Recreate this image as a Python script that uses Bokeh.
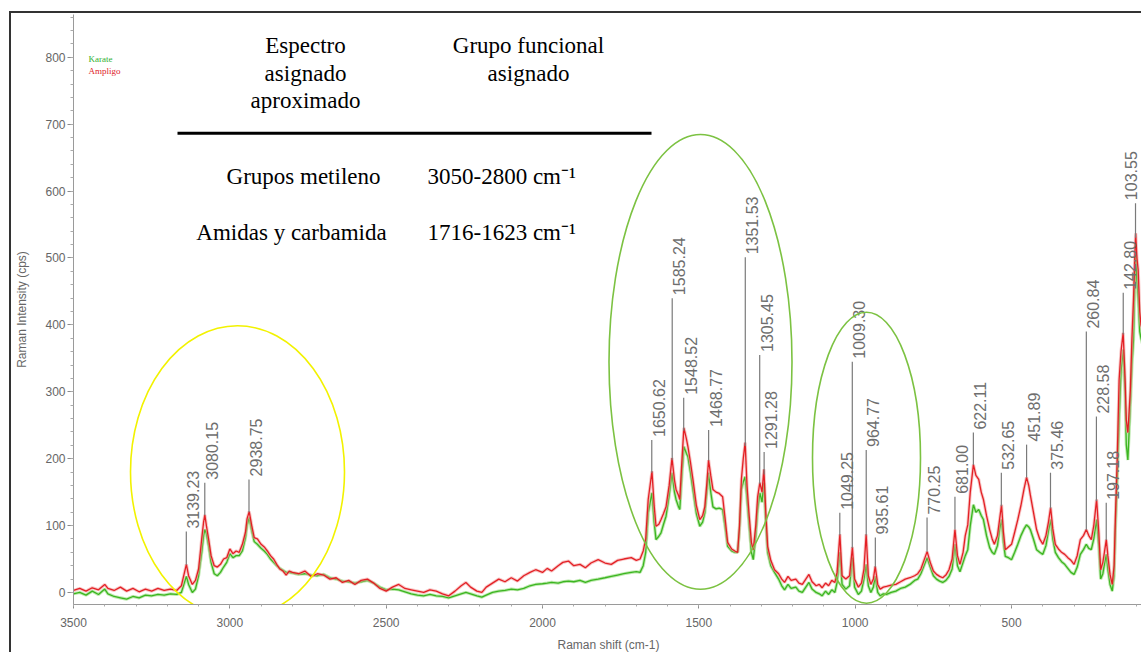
import numpy as np
from bokeh.plotting import figure
from bokeh.models import Range1d, SingleIntervalTicker
from bokeh.core.properties import value
from bokeh.embed import file_html
from bokeh.resources import INLINE

# ---------------- data ----------------
wavenumber = [3500, 3480, 3460, 3440, 3420, 3400, 3390, 3370, 3350, 3330, 3310, 3290, 3270, 3250,
              3230, 3210, 3190, 3170, 3155, 3145, 3139, 3132, 3120, 3110, 3100, 3090, 3084, 3080,
              3075, 3068, 3060, 3050, 3040, 3030, 3020, 3010, 3000, 2990, 2980, 2970, 2960, 2950,
              2945, 2938, 2930, 2922, 2912, 2900, 2890, 2880, 2870, 2860, 2850, 2840, 2830, 2820,
              2810, 2800, 2780, 2760, 2740, 2720, 2700, 2680, 2660, 2640, 2620, 2600, 2580, 2560,
              2540, 2520, 2500, 2480, 2460, 2440, 2420, 2400, 2380, 2360, 2340, 2320, 2300, 2280,
              2260, 2245, 2230, 2210, 2194, 2180, 2160, 2140, 2120, 2100, 2080, 2060, 2040, 2022,
              2000, 1985, 1971, 1950, 1935, 1917, 1900, 1880, 1863, 1845, 1822, 1800, 1780, 1760,
              1740, 1716, 1700, 1688, 1678, 1670, 1662, 1650, 1643, 1637, 1628, 1621, 1613, 1605,
              1595, 1586, 1578, 1573, 1565, 1561, 1555, 1548, 1540, 1535, 1527, 1519, 1508, 1497,
              1488, 1481, 1475, 1469, 1462, 1455, 1445, 1435, 1424, 1416, 1408, 1395, 1385, 1376,
              1370, 1364, 1358, 1352, 1346, 1340, 1332, 1326, 1318, 1312, 1305, 1298, 1292, 1286,
              1280, 1270, 1258, 1245, 1235, 1226, 1215, 1205, 1190, 1180, 1169, 1158, 1148, 1138,
              1125, 1115, 1106, 1095, 1085, 1075, 1065, 1058, 1049, 1042, 1030, 1018, 1009, 1002,
              990, 980, 972, 965, 958, 950, 942, 936, 928, 920, 910, 900, 885, 870, 855, 840, 825,
              810, 800, 790, 780, 770, 760, 750, 740, 730, 720, 710, 700, 690, 681, 673, 665, 655,
              648, 640, 632, 622, 614, 605, 597, 590, 580, 570, 562, 555, 545, 538, 532, 526, 520,
              510, 500, 490, 480, 470, 460, 452, 445, 440, 430, 420, 410, 400, 390, 382, 375, 368,
              360, 350, 340, 330, 320, 310, 300, 290, 280, 270, 261, 253, 245, 237, 228, 221, 215,
              208, 203, 197, 192, 185, 178, 172, 168, 162, 156, 150, 143, 137, 133, 128, 124, 120,
              115, 110, 106, 103, 99, 95, 90, 86, 80]

ampligo = [3, 6, 2, 7, 4, 12, 6, 3, 8, 2, 6, 1, 5, 2,
           6, 3, 5, 3, 10, 30, 42, 25, 12, 18, 35, 80, 105, 116,
           100, 80, 55, 40, 38, 42, 50, 52, 65, 58, 62, 60, 72, 90,
           110, 121, 100, 82, 80, 72, 68, 62, 55, 50, 42, 35, 32, 26,
           32, 30, 28, 32, 24, 28, 26, 20, 22, 15, 18, 12, 18, 20,
           14, 6, 2, 8, 12, 6, 4, 2, 0, 4, 2, -2, -5, 2,
           10, 15, 8, 2, 0, 8, 14, 20, 16, 22, 17, 25, 30, 34,
           30, 36, 32, 40, 45, 47, 40, 42, 37, 44, 49, 44, 42, 48,
           50, 52, 48, 50, 62, 80, 139, 181, 130, 99, 102, 109, 118, 128,
           160, 201, 168, 154, 145, 139, 190, 246, 230, 218, 195, 169, 130, 109,
           115, 128, 160, 198, 175, 154, 150, 148, 143, 110, 75, 65, 62, 60,
           100, 169, 200, 224, 160, 120, 75, 64, 100, 143, 164, 150, 184, 120,
           69, 48, 34, 28, 20, 15, 24, 18, 20, 14, 12, 20, 27, 16,
           10, 12, 7, 14, 10, 18, 15, 30, 87, 25, 20, 25, 68, 20,
           8, 14, 35, 87, 25, 12, 20, 39, 12, 5, 8, 9, 11, 12, 16, 20, 22,
           25, 28, 35, 48, 61, 45, 32, 27, 24, 22, 26, 34, 50, 94, 55, 42, 60,
           85, 101, 150, 191, 175, 169, 150, 139, 115, 94, 80, 72, 85, 110, 131, 90, 64,
           68, 72, 90, 109, 130, 155, 172, 160, 146, 120, 94, 80, 72, 85, 105, 127, 95,
           72, 65, 60, 57, 52, 48, 42, 55, 79, 85, 94, 85, 79, 100, 139, 90, 34,
           45, 60, 79, 55, 27, 12, 40, 109, 200, 318, 360, 388, 320, 258, 239, 270, 303,
           380, 437, 500, 537, 500, 482, 420, 400, 390]

karate = [-2, 0, -4, 2, -3, 5, -2, -6, -8, -10, -6, -8, -4, -5,
          -3, -4, -2, -3, 0, 15, 24, 12, 0, 5, 25, 60, 85, 94,
          88, 70, 45, 28, 25, 30, 38, 45, 58, 52, 55, 55, 62, 82,
          100, 112, 92, 76, 72, 66, 62, 57, 50, 45, 40, 36, 33, 30,
          30, 29, 27, 28, 26, 25, 27, 22, 20, 17, 16, 14, 16, 18,
          14, 8, 4, 5, 4, 1, -2, -4, -5, -3, -5, -6, -8, -5,
          -2, 0, -2, -5, -7, -4, 0, 2, 3, 5, 4, 6, 10, 12,
          13, 14, 15, 14, 16, 17, 16, 18, 15, 18, 20, 22, 24, 26,
          28, 30, 31, 30, 40, 60, 119, 149, 105, 79, 84, 89, 102, 114,
          145, 179, 150, 139, 128, 124, 170, 218, 208, 203, 180, 154, 118, 99,
          105, 119, 148, 179, 150, 128, 125, 126, 124, 98, 69, 62, 60, 60,
          95, 154, 165, 173, 140, 105, 60, 49, 85, 124, 149, 135, 164, 105,
          60, 40, 30, 20, 10, 4, 12, 6, 8, 2, 0, 8, 15, 5,
          0, -2, -5, 2, -3, 4, 0, 15, 60, 12, 5, 10, 52, 8,
          -3, 2, 20, 42, 10, 0, 8, 24, 0, -5, -2, -3, 0, 2, 6, 8, 12,
          18, 20, 28, 40, 52, 38, 25, 20, 17, 15, 18, 24, 35, 72, 40, 31, 45,
          55, 64, 100, 131, 120, 124, 115, 109, 85, 67, 60, 57, 70, 95, 109, 75, 54,
          52, 49, 60, 72, 85, 95, 101, 98, 94, 80, 64, 60, 57, 70, 92, 109, 80,
          60, 52, 46, 42, 36, 30, 27, 38, 57, 64, 72, 66, 64, 80, 109, 70, 20,
          28, 42, 57, 35, 12, 2, 25, 94, 170, 258, 330, 363, 300, 221, 198, 240, 281,
          340, 378, 460, 504, 467, 440, 390, 380, 370]

series_names = ["Karate", "Ampligo"]

peak_positions = [3139.23, 3080.15, 2938.75, 1650.62, 1585.24, 1548.52, 1468.77, 1351.53,
                  1305.45, 1291.28, 1049.25, 1009.30, 964.77, 935.61, 770.25, 681.00, 622.11,
                  532.65, 451.89, 375.46, 260.84, 228.58, 197.18, 142.80, 103.55]
peak_label_tops = [91, 164, 169, 228, 440, 291, 243, 501,
                   355, 210, 119, 345, 213, 82, 112, 143, 239,
                   179, 221, 179, 390, 263, 134, 448, 582]

x_ticks_interval = 500
y_ticks_interval = 100
x_label = "Raman shift (cm-1)"
y_label = "Raman Intensity (cps)"

table_header_left = ["Espectro", "asignado", "aproximado"]
table_header_right = ["Grupo funcional", "asignado"]
table_groups = ["Grupos metileno", "Amidas y carbamida"]
table_ranges = ["3050-2800 cm\u207b\u00b9", "1716-1623 cm\u207b\u00b9"]

# ---------------- layout helpers ----------------
X0, X1 = 3500, 78
Y0, Y1 = -18, 864
REF_L, REF_R, REF_T, REF_B = 73, 1143, 14, 605


def ref_to_data(rx, ry):
    x = X0 + (rx - REF_L) / (REF_R - REF_L) * (X1 - X0)
    y = Y1 + (ry - REF_T) / (REF_B - REF_T) * (Y0 - Y1)
    return x, y


p = figure(width=1132, height=641, x_range=Range1d(X0, X1), y_range=Range1d(Y0, Y1),
           output_backend="svg", toolbar_location=None,
           min_border_left=62, min_border_right=0, min_border_top=1, min_border_bottom=49)
p.styles = {"margin-left": "9px", "margin-top": "11px",
            "border-left": "2px solid #333333", "border-top": "2px solid #333333"}
p.outline_line_color = None
p.xgrid.visible = False
p.ygrid.visible = False
p.background_fill_color = "white"

wn = np.array(wavenumber, dtype=float)
red = np.array(ampligo, dtype=float)
green = np.array(karate, dtype=float)

# spectra
p.line(wn, green, line_color="#9fe08a", line_width=3.2, line_alpha=0.7)
p.line(wn, green, line_color="#3cb521", line_width=1.3)
p.line(wn, red, line_color="#f4a0a0", line_width=3.2, line_alpha=0.6)
p.line(wn, red, line_color="#e2171c", line_width=1.3, line_alpha=0.95)

# peak markers
order = np.argsort(wn)
peak_bottoms = np.interp(peak_positions, wn[order], red[order])
label_offsets = [7 if w > 120 else -5 for w in peak_positions]
p.segment(x0=peak_positions, y0=peak_bottoms, x1=peak_positions, y1=peak_label_tops,
          line_color="#7a7a7a", line_width=1.2)
p.text(x=peak_positions, y=peak_label_tops, text=[f"{v:.2f}" for v in peak_positions],
       angle=np.pi / 2, text_align="left", text_baseline="middle", x_offset=label_offsets,
       y_offset=-3, text_font=value("Liberation Sans"), text_font_size="16px",
       text_color="#6e6e6e")

# highlight ellipses
for (rx, ry, w, h, col) in [(237, 472, 214, 292, "#f2f200"),
                            (700, 362, 183, 455, "#7cc242"),
                            (866, 458, 108, 291, "#7cc242")]:
    cx, cy = ref_to_data(rx, ry)
    p.ellipse(x=[cx], y=[cy], width=[w], height=[h], width_units="screen",
              height_units="screen", fill_color=None, line_color=col, line_width=1.6)

# legend texts
for name, ry, col in [(series_names[0], 59, "#2fb02f"), (series_names[1], 71, "#e0242a")]:
    lx, ly = ref_to_data(88, ry)
    p.text(x=[lx], y=[ly], text=[name], text_font=value("Liberation Serif"),
           text_font_size="9px", text_color=col, text_align="left", text_baseline="middle")

# table overlay
serif = value("Liberation Serif")
fs = "23px"
for txt, ry in zip(table_header_left, [45, 73, 100]):
    tx, ty = ref_to_data(305, ry)
    p.text(x=[tx], y=[ty], text=[txt], text_font=serif, text_font_size=fs,
           text_color="black", text_align="center", text_baseline="middle")
for txt, ry in zip(table_header_right, [45, 73]):
    tx, ty = ref_to_data(528, ry)
    p.text(x=[tx], y=[ty], text=[txt], text_font=serif, text_font_size=fs,
           text_color="black", text_align="center", text_baseline="middle")
ax0, ay0 = ref_to_data(177, 133)
ax1, _ = ref_to_data(651, 133)
p.segment(x0=[ax0], y0=[ay0], x1=[ax1], y1=[ay0], line_color="black", line_width=3)
for txt, rx, ry in zip(table_groups, [303, 291], [176, 232]):
    tx, ty = ref_to_data(rx, ry)
    p.text(x=[tx], y=[ty], text=[txt], text_font=serif, text_font_size=fs,
           text_color="black", text_align="center", text_baseline="middle")
for txt, ry in zip(table_ranges, [176, 232]):
    tx, ty = ref_to_data(427, ry)
    p.text(x=[tx], y=[ty], text=[txt], text_font=serif, text_font_size=fs,
           text_color="black", text_align="left", text_baseline="middle")

# axes
p.xaxis.ticker = SingleIntervalTicker(interval=x_ticks_interval, num_minor_ticks=5)
p.yaxis.ticker = SingleIntervalTicker(interval=y_ticks_interval, num_minor_ticks=5)
p.xaxis.axis_label = x_label
p.yaxis.axis_label = y_label
for ax in (p.xaxis, p.yaxis):
    ax.axis_line_color = "#9a9a9a"
    ax.major_tick_line_color = "#8a8a8a"
    ax.minor_tick_line_color = "#aaaaaa"
    ax.major_label_text_font = "Liberation Sans"
    ax.major_label_text_font_size = "12px"
    ax.major_label_text_color = "#666666"
    ax.axis_label_text_font = "Liberation Sans"
    ax.axis_label_text_font_size = "12px"
    ax.axis_label_text_font_style = "normal"
    ax.axis_label_text_color = "#666666"
    ax.major_tick_in = 0
    ax.minor_tick_in = 0
p.xaxis.major_tick_out = 4
p.xaxis.minor_tick_out = 2
p.xaxis.major_label_standoff = 9
p.xaxis.axis_label_standoff = 8
p.yaxis.major_tick_out = 6
p.yaxis.minor_tick_out = 3
p.yaxis.major_label_standoff = 2
p.yaxis.axis_label_standoff = 13

open("out.html", "w").write(file_html(p, INLINE))
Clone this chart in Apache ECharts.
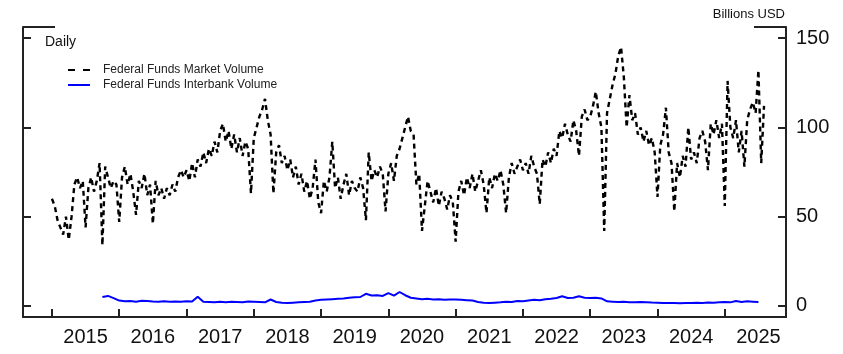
<!DOCTYPE html>
<html>
<head>
<meta charset="utf-8">
<script src="https://cdn.jsdelivr.net/npm/echarts@6/dist/echarts.min.js"></script>
<style>
  html, body { margin: 0; padding: 0; background: #fff; }
  #chart { width: 843px; height: 354px; }
</style>
</head>
<body>
<div id="chart"></div>
<script>
// Federal Funds Market Volume, read twice a month (1st, 16th), billions USD
const mkt2015 = [60, 56, 48, 44, 40, 50, 37, 50, 68, 72, 66, 70, 44, 66, 72, 64, 70, 80, 34, 78, 72, 66, 70, 68]
const mkt2016 = [47, 72, 78, 68, 74, 64, 51, 70, 66, 74, 62, 68, 46, 70, 62, 66, 60, 66, 62, 68, 64, 72, 76, 72]
const mkt2017 = [76, 70, 80, 72, 82, 78, 86, 80, 88, 84, 92, 86, 98, 102, 92, 98, 88, 96, 86, 94, 84, 92, 88, 63]
const mkt2018 = [94, 100, 106, 110, 116, 104, 96, 63, 86, 90, 80, 84, 76, 82, 72, 78, 68, 74, 64, 70, 60, 66, 82, 58]
const mkt2019 = [52, 70, 64, 72, 92, 66, 72, 60, 68, 74, 62, 70, 66, 64, 72, 66, 48, 86, 70, 76, 72, 78, 74, 53]
const mkt2020 = [74, 80, 70, 84, 88, 94, 100, 106, 98, 96, 68, 74, 42, 56, 70, 64, 58, 66, 56, 64, 60, 54, 62, 58]
const mkt2021 = [36, 64, 70, 62, 72, 66, 74, 64, 70, 76, 68, 52, 72, 66, 74, 70, 76, 68, 52, 72, 80, 74, 78, 82]
const mkt2022 = [76, 80, 74, 84, 78, 74, 57, 82, 78, 86, 80, 88, 84, 98, 94, 102, 96, 92, 104, 98, 84, 106, 110, 104]
const mkt2023 = [106, 112, 120, 108, 100, 42, 108, 116, 124, 130, 140, 145, 128, 100, 118, 104, 108, 96, 100, 92, 98, 90, 94, 86]
const mkt2024 = [61, 90, 96, 111, 86, 80, 53, 80, 72, 84, 78, 100, 82, 86, 80, 94, 98, 92, 76, 102, 96, 104, 94, 102]
const mkt2025 = [56, 126, 100, 94, 104, 86, 98, 78, 104, 110, 114, 108, 132, 80, 112]

// Federal Funds Interbank Volume, monthly, from Oct 2015
const ib2015 = [5.0, 5.6, 4.4]
const ib2016 = [3.0, 2.6, 2.8, 2.4, 2.9, 2.7, 2.5, 2.4, 2.6, 2.3, 2.5, 2.4]
const ib2017 = [2.6, 2.5, 5.2, 2.4, 2.2, 2.0, 2.3, 2.1, 2.4, 2.2, 2.0, 2.5]
const ib2018 = [2.4, 2.2, 2.0, 3.6, 2.2, 1.8, 1.6, 1.8, 2.0, 2.2, 2.4, 3.0]
const ib2019 = [3.4, 3.6, 3.8, 4.0, 4.2, 4.6, 4.8, 5.0, 6.8, 5.8, 6.0, 5.6]
const ib2020 = [7.2, 5.8, 7.8, 6.0, 4.6, 4.2, 3.8, 4.0, 3.6, 3.8, 3.4, 3.6]
const ib2021 = [3.6, 3.4, 3.2, 3.0, 2.2, 1.8, 1.6, 1.8, 2.0, 2.4, 2.2, 2.8]
const ib2022 = [2.6, 3.0, 3.4, 3.2, 3.8, 4.0, 4.4, 5.4, 4.4, 4.6, 5.4, 4.6]
const ib2023 = [4.4, 4.6, 4.2, 2.6, 2.4, 2.2, 2.3, 2.1, 2.0, 2.2, 2.1, 1.9]
const ib2024 = [1.8, 1.6, 1.7, 1.6, 1.5, 1.7, 1.6, 1.8, 1.7, 1.9, 1.8, 2.0]
const ib2025 = [2.2, 2.0, 2.8, 2.2, 2.6, 2.4, 2.2]

const years = [2015, 2016, 2017, 2018, 2019, 2020, 2021, 2022, 2023, 2024, 2025]
const yTicks = [0, 50, 100, 150]

const mktByYear = [mkt2015, mkt2016, mkt2017, mkt2018, mkt2019, mkt2020, mkt2021, mkt2022, mkt2023, mkt2024, mkt2025]
const ibByYear = [ib2015, ib2016, ib2017, ib2018, ib2019, ib2020, ib2021, ib2022, ib2023, ib2024, ib2025]

// x as decimal year
const mktPoints = []
mktByYear.forEach((arr, i) => {
  arr.forEach((v, k) => mktPoints.push([years[i] + k / 24, v]))
})
const ibPoints = []
ibByYear.forEach((arr, i) => {
  const first = i === 0 ? 9 : 0 // starts in October 2015
  arr.forEach((v, m) => ibPoints.push([years[i] + (first + m) / 12, v]))
})

const FONT = "'Liberation Sans', Arial, sans-serif"
const AXIS_COLOR = "#222"

const chart = echarts.init(document.getElementById("chart"))

const yBase = {
  type: "value",
  min: -6.2,
  max: 156.2,
  splitLine: { show: false },
  axisLine: { show: true, onZero: false, lineStyle: { color: AXIS_COLOR, width: 2 } },
  axisTick: { show: true, inside: true, length: 8, customValues: yTicks, lineStyle: { color: AXIS_COLOR, width: 2 } },
}

const option = {
  animation: false,
  grid: { left: 23, right: 57, top: 27, bottom: 37 },
  legend: {
    orient: "vertical",
    left: 67,
    top: 64,
    padding: 0,
    itemWidth: 22,
    itemHeight: 12,
    itemGap: 3,
    itemStyle: { opacity: 0 },
    textStyle: { fontFamily: FONT, fontSize: 12, color: "#222", padding: [0, 0, 0, 8] },
    data: [
      { name: "Federal Funds Market Volume", lineStyle: { type: [7, 8] } },
      { name: "Federal Funds Interbank Volume" },
    ],
  },
  graphic: [
    // partial top frame
    { type: "line", shape: { x1: 23, y1: 27, x2: 55, y2: 27 }, style: { stroke: AXIS_COLOR, lineWidth: 2 } },
    { type: "line", shape: { x1: 754, y1: 27, x2: 786, y2: 27 }, style: { stroke: AXIS_COLOR, lineWidth: 2 } },
    { type: "text", left: 45, top: 35, style: { text: "Daily", fontFamily: FONT, fontSize: 14, fill: "#111" } },
    { type: "text", right: 58, top: 8, style: { text: "Billions USD", fontFamily: FONT, fontSize: 13, fill: "#111" } },
  ],
  xAxis: {
    type: "value",
    min: 2014.57,
    max: 2025.91,
    splitLine: { show: false },
    axisLine: { show: true, onZero: false, lineStyle: { color: AXIS_COLOR, width: 2 } },
    axisTick: { show: true, inside: true, length: 8, customValues: years, lineStyle: { color: AXIS_COLOR, width: 2 } },
    axisLabel: {
      customValues: years.map((y) => y + 0.5),
      formatter: (v) => String(Math.floor(v)),
      fontFamily: FONT,
      fontSize: 20,
      color: "#111",
      margin: 10,
    },
  },
  yAxis: [
    Object.assign({}, yBase, { position: "left", axisLabel: { show: false } }),
    Object.assign({}, yBase, {
      position: "right",
      axisLabel: { customValues: yTicks, fontFamily: FONT, fontSize: 20, color: "#111", margin: 10 },
    }),
  ],
  series: [
    {
      name: "Federal Funds Market Volume",
      type: "line",
      yAxisIndex: 0,
      symbol: "none",
      lineStyle: { color: "#000", width: 2.4, type: [5, 4] },
      itemStyle: { color: "#000" },
      emphasis: { disabled: true },
      data: mktPoints,
      z: 3,
    },
    {
      name: "Federal Funds Interbank Volume",
      type: "line",
      yAxisIndex: 0,
      symbol: "none",
      lineStyle: { color: "#0000ff", width: 2 },
      itemStyle: { color: "#0000ff" },
      emphasis: { disabled: true },
      data: ibPoints,
      z: 2,
    },
  ],
}

chart.setOption(option)
</script>
</body>
</html>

══════════

What the task asks
Without the pictures, copy the entries from their first line through the line containing "from bokeh.resources import INLINE", and only those lines.

Correct response
Recreate this image as a Python script that uses Bokeh.
import numpy as np
from bokeh.plotting import figure
from bokeh.models import Range1d, SingleIntervalTicker
from bokeh.core.properties import value
from bokeh.embed import file_html
from bokeh.resources import INLINE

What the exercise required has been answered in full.